Convert directory path to a string representation.

This function constructs a file path from given arguments and options, resolving the path and converting it to a URL if specified.

Parameters:

Name Type Description Default
*args

Arguments to build the file path.

()
url bool

If True, returns the path as a URL. Defaults to False.

False
**kwargs

Additional keyword arguments for path construction.

{}

Returns:

Name Type Description
str

The constructed file path or URL.

Source code in src\plpipes\spark\__init__.py
def __dir_to_config(*args, url=False, **kwargs):
    """Convert directory path to a string representation.

    This function constructs a file path from given arguments and
    options, resolving the path and converting it to a URL if specified.

    Args:
        *args: Arguments to build the file path.
        url (bool): If True, returns the path as a URL. Defaults to False.
        **kwargs: Additional keyword arguments for path construction.

    Returns:
        str: The constructed file path or URL.
    """
    s = str(fs.path(*args, **kwargs).resolve()).replace("\\", "/")
    if url:
        return f'file://{s}'
    return s

spark_session() #

Retrieve or create a Spark session.

This function checks if a Spark session already exists and returns it.

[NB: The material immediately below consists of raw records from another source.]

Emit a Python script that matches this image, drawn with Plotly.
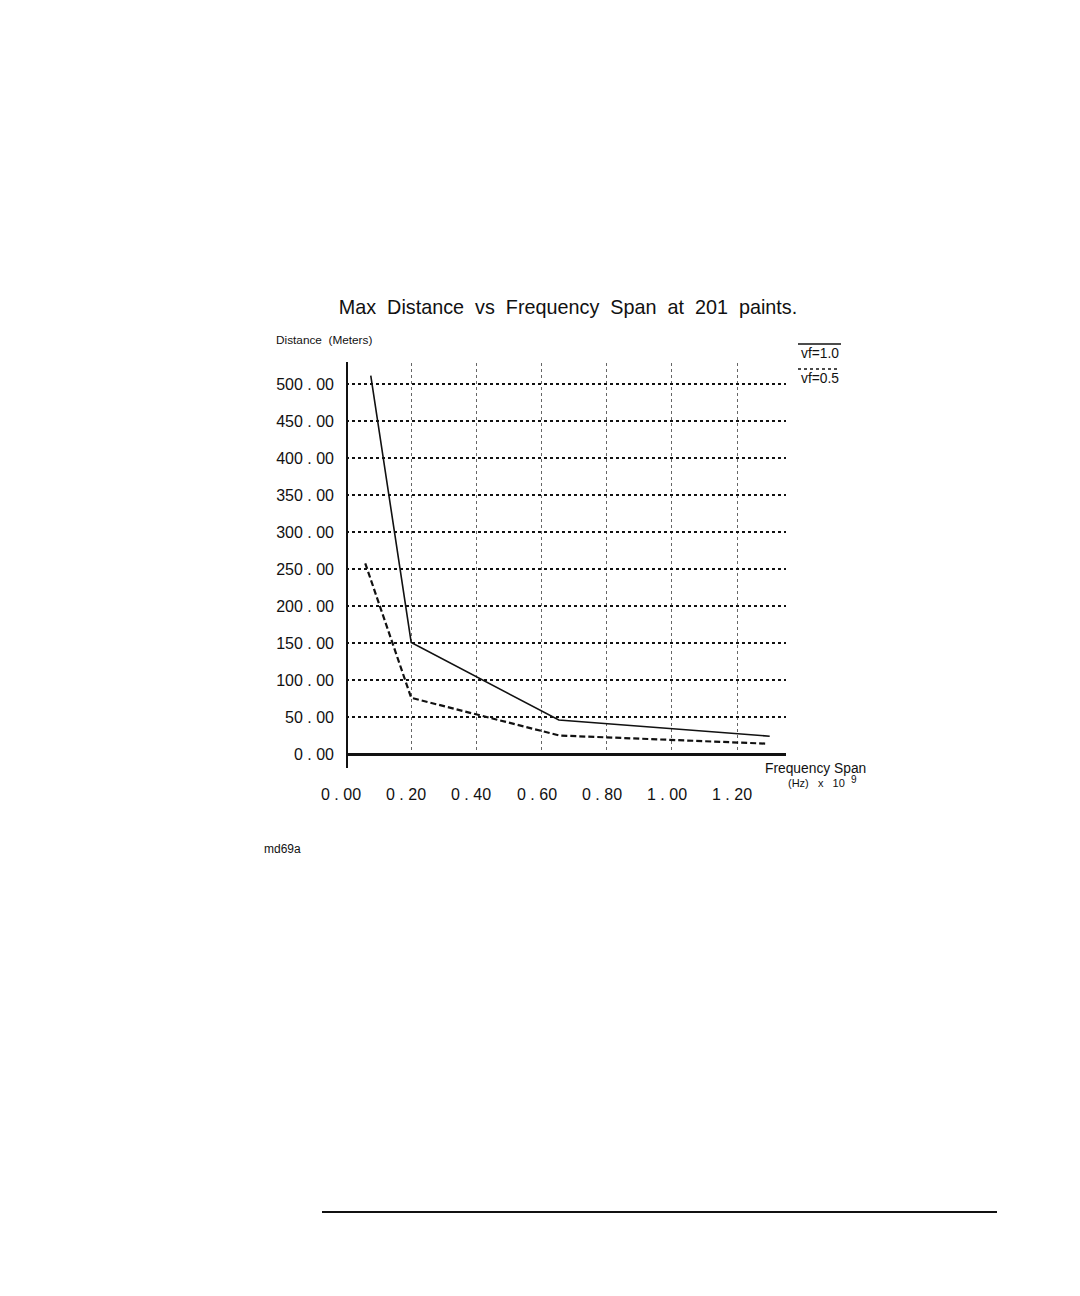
import plotly.graph_objects as go

# ---- data ----
vf10_x = [0.076, 0.20, 0.653, 1.30]
vf10_y = [512, 151, 46, 24]
vf05_x = [0.059, 0.20, 0.655, 1.29]
vf05_y = [258, 76, 25, 14]

y_ticks = [0, 50, 100, 150, 200, 250, 300, 350, 400, 450, 500]
y_labels = ["0 . 00", "50 . 00", "100 . 00", "150 . 00", "200 . 00", "250 . 00",
            "300 . 00", "350 . 00", "400 . 00", "450 . 00", "500 . 00"]
x_ticks = [0.0, 0.2, 0.4, 0.6, 0.8, 1.0, 1.2]
x_labels = ["0 . 00", "0 . 20", "0 . 40", "0 . 60", "0 . 80", "1 . 00", "1 . 20"]

W, H = 1080, 1296
OFF = 8              # page body margin in the browser
L, R = 346 - OFF, 786 - OFF      # plot area in figure pixels
T, B = 363 - OFF, 754 - OFF

def px(xp):
    return (xp - OFF - L) / (R - L)

def py(yp):
    return (B - (yp - OFF)) / (B - T)

FONT = "Liberation Sans, Arial, sans-serif"

fig = go.Figure()
fig.add_trace(go.Scatter(x=vf10_x, y=vf10_y, mode="lines",
                         line=dict(color="#111", width=1.6), showlegend=False))
fig.add_trace(go.Scatter(x=vf05_x, y=vf05_y, mode="lines",
                         line=dict(color="#111", width=2.2, dash="6px,3px"), showlegend=False))

annotations = []
# x tick labels
for v, t in zip(x_ticks, x_labels):
    annotations.append(dict(x=v, y=0, xref="x", yref="y", text=t, showarrow=False,
                            xshift=-5, yshift=-40, font=dict(size=16, color="#111", family=FONT)))
# axis titles and notes
annotations += [
    dict(x=px(274), y=py(340), xref="paper", yref="paper", text="Distance  (Meters)",
         xanchor="left", yanchor="middle", showarrow=False, font=dict(size=11.8, color="#111", family=FONT)),
    dict(x=px(763), y=py(768), xref="paper", yref="paper", text="Frequency Span",
         xanchor="left", yanchor="middle", showarrow=False, font=dict(size=13.8, color="#111", family=FONT)),
    dict(x=px(786), y=py(783), xref="paper", yref="paper",
         text="(Hz)\u00a0\u00a0\u00a0x\u00a0\u00a0\u00a010",
         xanchor="left", yanchor="middle", showarrow=False, font=dict(size=11, color="#111", family=FONT)),
    dict(x=px(849), y=py(779), xref="paper", yref="paper", text="9",
         xanchor="left", yanchor="middle", showarrow=False, font=dict(size=10, color="#111", family=FONT)),
    dict(x=px(262), y=py(849), xref="paper", yref="paper", text="md69a",
         xanchor="left", yanchor="middle", showarrow=False, font=dict(size=12, color="#111", family=FONT)),
    dict(x=px(799), y=py(353), xref="paper", yref="paper", text="vf=1.0",
         xanchor="left", yanchor="middle", showarrow=False, font=dict(size=13.8, color="#111", family=FONT)),
    dict(x=px(799), y=py(378), xref="paper", yref="paper", text="vf=0.5",
         xanchor="left", yanchor="middle", showarrow=False, font=dict(size=13.8, color="#111", family=FONT)),
]

shapes = [
    # legend marks
    dict(type="line", xref="paper", yref="paper", x0=px(798), x1=px(841), y0=py(344), y1=py(344),
         line=dict(color="#111", width=1.5)),
    dict(type="line", xref="paper", yref="paper", x0=px(798), x1=px(839), y0=py(369), y1=py(369),
         line=dict(color="#111", width=1.5, dash="dot")),
    # y axis line (extends a little below the x axis)
    dict(type="line", xref="paper", yref="paper", x0=px(347), x1=px(347), y0=py(768), y1=py(362),
         line=dict(color="#111", width=2)),
    # x axis line
    dict(type="line", xref="paper", yref="paper", x0=px(347), x1=px(786), y0=py(754.5), y1=py(754.5),
         line=dict(color="#111", width=3)),
    # page rule at bottom
    dict(type="line", xref="paper", yref="paper", x0=px(322), x1=px(997), y0=py(1212), y1=py(1212),
         line=dict(color="#111", width=2)),
]

fig.update_layout(
    width=W, height=H,
    margin=dict(l=L, r=W - R, t=T, b=H - B),
    paper_bgcolor="white", plot_bgcolor="white",
    title=dict(text="Max\u00a0\u00a0Distance\u00a0\u00a0vs\u00a0\u00a0Frequency\u00a0\u00a0Span\u00a0\u00a0at\u00a0\u00a0201\u00a0\u00a0paints.",
               x=(568 - OFF) / W, y=1 - (307 - OFF) / H, xanchor="center", yanchor="middle",
               font=dict(size=19.8, color="#111", family=FONT)),
    xaxis=dict(range=[0, 1.35], tickvals=x_ticks, showticklabels=False, ticks="",
               showgrid=True, gridcolor="#666", griddash="dot", gridwidth=1.2,
               zeroline=False, showline=False, fixedrange=True),
    yaxis=dict(range=[0, 529], tickvals=y_ticks, ticktext=y_labels, ticks="",
               ticklabelstandoff=11,
               tickfont=dict(size=16, color="#111", family=FONT),
               showgrid=True, gridcolor="#111", griddash="dot", gridwidth=1.5,
               zeroline=False, showline=False, fixedrange=True),
    annotations=annotations,
    shapes=shapes,
    showlegend=False,
    font=dict(family=FONT),
)

fig.write_html("out.html")
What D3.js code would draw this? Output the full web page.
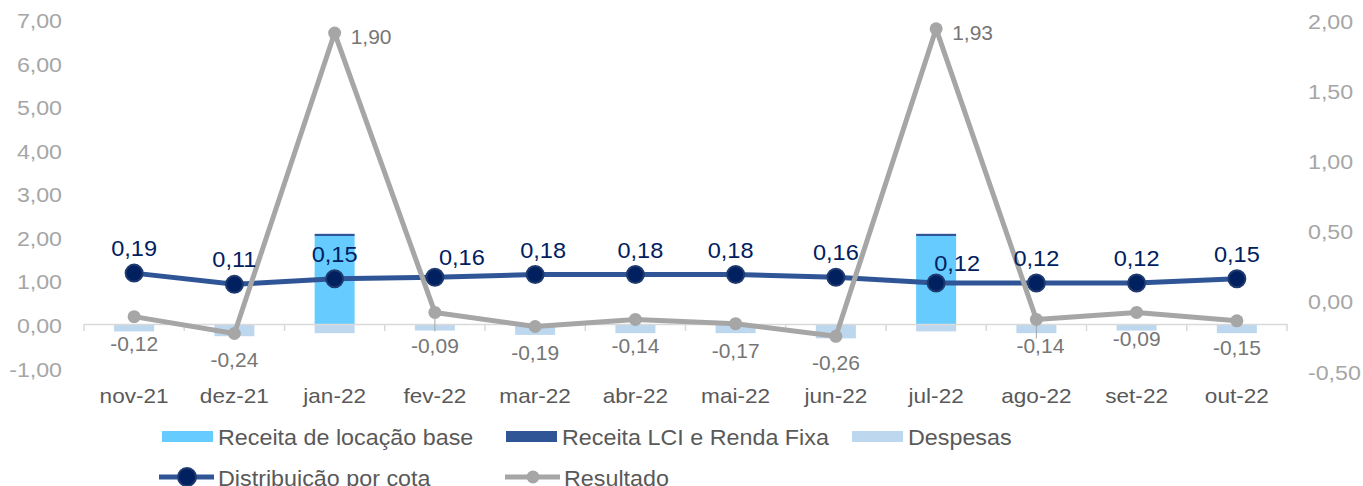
<!DOCTYPE html>
<html>
<head>
<meta charset="utf-8">
<script src="https://cdn.jsdelivr.net/npm/d3@7"></script>
<style>
  body { margin: 0; background: #fff; }
  svg { display: block; font-family: 'Liberation Sans', Arial, sans-serif; }
</style>
</head>
<body>
<svg id="chart" width="1363" height="486"></svg>
<script>
const months = ['nov-21', 'dez-21', 'jan-22', 'fev-22', 'mar-22', 'abr-22', 'mai-22', 'jun-22', 'jul-22', 'ago-22', 'set-22', 'out-22']
const receitaBase = [0, 0, 2.02, 0, 0, 0, 0, 0, 2.02, 0, 0, 0]
const receitaLCI = [0, 0, 0.05, 0, 0, 0, 0, 0, 0.05, 0, 0, 0]
const despesas = [-0.17, -0.28, -0.21, -0.15, -0.25, -0.21, -0.21, -0.33, -0.17, -0.21, -0.15, -0.21]
const distribuicao = [0.19, 0.11, 0.15, 0.16, 0.18, 0.18, 0.18, 0.16, 0.12, 0.12, 0.12, 0.15]
const resultado = [-0.12, -0.24, 1.90, -0.09, -0.19, -0.14, -0.17, -0.26, 1.93, -0.14, -0.09, -0.15]
const leftTicks = [-1, 0, 1, 2, 3, 4, 5, 6, 7]
const rightTicks = [-0.5, 0, 0.5, 1, 1.5, 2]

const locale = d3.formatLocale({ decimal: ',', thousands: '.', grouping: [3], currency: ['R$', ''], minus: '-' })
const fmt = locale.format('.2f')

const svg = d3.select('#chart')

const x = d3.scaleBand().domain(months).range([84, 1287])
const yL = d3.scaleLinear().domain([-1, 7]).range([367.6, 19])
const yR = d3.scaleLinear().domain([-0.5, 2]).range([370, 19])
const cx = (m) => x(m) + x.bandwidth() / 2
const barW = 40

// text helper: horizontally stretched text
function stretch(sel, sx) {
  sel.attr('transform', function() {
    const t = d3.select(this)
    return `translate(${t.attr('data-x')},${t.attr('data-y')}) scale(${sx},1)`
  })
}

// left axis
const gL = svg.append('g').attr('transform', 'translate(62,0)')
  .call(d3.axisLeft(yL).tickValues(leftTicks).tickFormat(fmt).tickSize(0).tickPadding(0))
gL.select('.domain').remove()
gL.selectAll('text')
  .attr('x', 0).attr('dy', null).attr('y', 8.5)
  .attr('transform', 'scale(1.16,1)')
  .style('font-size', '20px').style('font-family', 'Liberation Sans, Arial, sans-serif')
  .attr('fill', '#a6a6a6')

// right axis
const gR = svg.append('g').attr('transform', 'translate(1308,0)')
  .call(d3.axisRight(yR).tickValues(rightTicks).tickFormat(fmt).tickSize(0).tickPadding(0))
gR.select('.domain').remove()
gR.selectAll('text')
  .attr('x', 0).attr('dy', null).attr('y', 9)
  .attr('transform', 'scale(1.16,1)')
  .style('font-size', '20px').style('font-family', 'Liberation Sans, Arial, sans-serif')
  .attr('fill', '#a6a6a6')

// bars
const bars = svg.append('g')
bars.selectAll('rect.desp')
  .data(months)
  .join('rect')
  .attr('class', 'desp')
  .attr('x', (m) => cx(m) - barW / 2)
  .attr('width', barW)
  .attr('y', yL(0))
  .attr('height', (m, i) => yL(despesas[i]) - yL(0))
  .attr('fill', '#bdd7ee')

bars.selectAll('rect.base')
  .data(months)
  .join('rect')
  .attr('class', 'base')
  .attr('x', (m) => cx(m) - barW / 2)
  .attr('width', barW)
  .attr('y', (m, i) => yL(receitaBase[i]))
  .attr('height', (m, i) => yL(0) - yL(receitaBase[i]))
  .attr('fill', '#66ccff')

bars.selectAll('rect.lci')
  .data(months)
  .join('rect')
  .attr('class', 'lci')
  .attr('x', (m) => cx(m) - barW / 2)
  .attr('width', barW)
  .attr('y', (m, i) => yL(receitaBase[i] + receitaLCI[i]))
  .attr('height', (m, i) => yL(receitaBase[i]) - yL(receitaBase[i] + receitaLCI[i]))
  .attr('fill', '#2f5597')

// category axis line + ticks
const gx = svg.append('g').attr('transform', `translate(0,${yL(0)})`)
  .call(d3.axisBottom(x).tickSize(0).tickFormat(''))
gx.selectAll('.tick').remove()
gx.select('.domain').attr('stroke', '#d9d9d9').attr('stroke-width', 1.5)
gx.selectAll('line.sep')
  .data(months.map((m) => x(m)).concat([x.range()[1]]))
  .join('line')
  .attr('class', 'sep')
  .attr('x1', (d) => d).attr('x2', (d) => d)
  .attr('y1', 0).attr('y2', 7)
  .attr('stroke', '#d9d9d9').attr('stroke-width', 1.5)

svg.append('g').selectAll('text')
  .data(months)
  .join('text')
  .attr('text-anchor', 'middle')
  .attr('transform', (m) => `translate(${cx(m)},403) scale(1.13,1)`)
  .style('font-size', '20px')
  .attr('fill', '#595959')
  .text((m) => m)

// Distribuição por cota
const distLine = d3.line().x((d, i) => cx(months[i])).y((d) => yR(d))
svg.append('path')
  .datum(distribuicao)
  .attr('d', distLine)
  .attr('fill', 'none')
  .attr('stroke', '#2f5597')
  .attr('stroke-width', 5)
svg.append('g').selectAll('circle')
  .data(distribuicao)
  .join('circle')
  .attr('cx', (d, i) => cx(months[i]))
  .attr('cy', (d) => yR(d))
  .attr('r', 8.5)
  .attr('fill', '#002060')
  .attr('stroke', '#1f3a6e')
  .attr('stroke-width', 2)

// Resultado
const resLine = d3.line().x((d, i) => cx(months[i])).y((d) => yR(d))
svg.append('path')
  .datum(resultado)
  .attr('d', resLine)
  .attr('fill', 'none')
  .attr('stroke', '#a6a6a6')
  .attr('stroke-width', 5)
  .attr('stroke-linejoin', 'round')

// leader lines for moved labels
svg.append('g').selectAll('line')
  .data(['fev-22', 'ago-22'])
  .join('line')
  .attr('x1', (m) => cx(m)).attr('x2', (m) => cx(m))
  .attr('y1', (m) => yR(resultado[months.indexOf(m)]))
  .attr('y2', (m) => yR(resultado[months.indexOf(m)]) + 19)
  .attr('stroke', '#a6a6a6').attr('stroke-width', 1)

svg.append('g').selectAll('circle')
  .data(resultado)
  .join('circle')
  .attr('cx', (d, i) => cx(months[i]))
  .attr('cy', (d) => yR(d))
  .attr('r', 6.5)
  .attr('fill', '#a6a6a6')

// data labels
const distNudge = { 'fev-22': [27, 5], 'jul-22': [21, 5], 'mar-22': [8, 0], 'abr-22': [5, 0], 'mai-22': [-5, 0] }
svg.append('g').selectAll('text')
  .data(distribuicao)
  .join('text')
  .attr('text-anchor', 'middle')
  .attr('transform', (d, i) => {
    const n = distNudge[months[i]] || [0, 0]
    return `translate(${cx(months[i]) + n[0]},${yR(d) - 17 + n[1]}) scale(1.07,1)`
  })
  .style('font-size', '22px')
  .attr('fill', '#002060')
  .text((d) => fmt(d))

const resNudge = { 'fev-22': [0, 7], 'ago-22': [4, 0] }
svg.append('g').selectAll('text')
  .data(resultado)
  .join('text')
  .attr('text-anchor', (d) => d > 1 ? 'start' : 'middle')
  .attr('transform', (d, i) => {
    const n = resNudge[months[i]] || [0, 0]
    const px = d > 1 ? cx(months[i]) + 16 : cx(months[i]) + n[0]
    const py = d > 1 ? yR(d) + 11 : yR(d) + 34 + n[1]
    return `translate(${px},${py}) scale(1.05,1)`
  })
  .style('font-size', '20px')
  .attr('fill', '#767676')
  .text((d) => fmt(d))

// legend
const legend = svg.append('g')
const legBars = [
  { label: 'Receita de locação base', color: '#66ccff', x: 162 },
  { label: 'Receita LCI e Renda Fixa', color: '#2f5597', x: 506 },
  { label: 'Despesas', color: '#bdd7ee', x: 852 }
]
legBars.forEach((d) => {
  legend.append('rect').attr('x', d.x).attr('y', 431).attr('width', 51).attr('height', 11).attr('fill', d.color)
  legend.append('text')
    .attr('transform', `translate(${d.x + 56},445) scale(1.06,1)`)
    .style('font-size', '22px').attr('fill', '#595959').text(d.label)
})
const legLines = [
  { label: 'Distribuição por cota', color: '#2f5597', x: 159, r: 9, fill: '#002060', stroke: '#1f3a6e' },
  { label: 'Resultado', color: '#a6a6a6', x: 505, r: 6.5, fill: '#a6a6a6', stroke: 'none' }
]
legLines.forEach((d) => {
  legend.append('line').attr('x1', d.x).attr('x2', d.x + 55).attr('y1', 477).attr('y2', 477)
    .attr('stroke', d.color).attr('stroke-width', 5)
  legend.append('circle').attr('cx', d.x + 28).attr('cy', 477).attr('r', d.r)
    .attr('fill', d.fill).attr('stroke', d.stroke).attr('stroke-width', 2)
  legend.append('text')
    .attr('transform', `translate(${d.x + 59},486) scale(1.06,1)`)
    .style('font-size', '22px').attr('fill', '#595959').text(d.label)
})
</script>
</body>
</html>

If not, it initializes a new Spark session based on the configuration specified in the 'spark' section of the configuration object.

Returns:

Type Description

Spark session instance.

Source code in src\plpipes\spark\__init__.py
def spark_session():
    """Retrieve or create a Spark session.

    This function checks if a Spark session already exists and returns it.
    If not, it initializes a new Spark session based on the configuration
    specified in the 'spark' section of the configuration object.

    Returns:
        Spark session instance.
    """
    global _spark_session
    if _spark_session is None:
        _spark_session = _init_spark_session()
    return _spark_session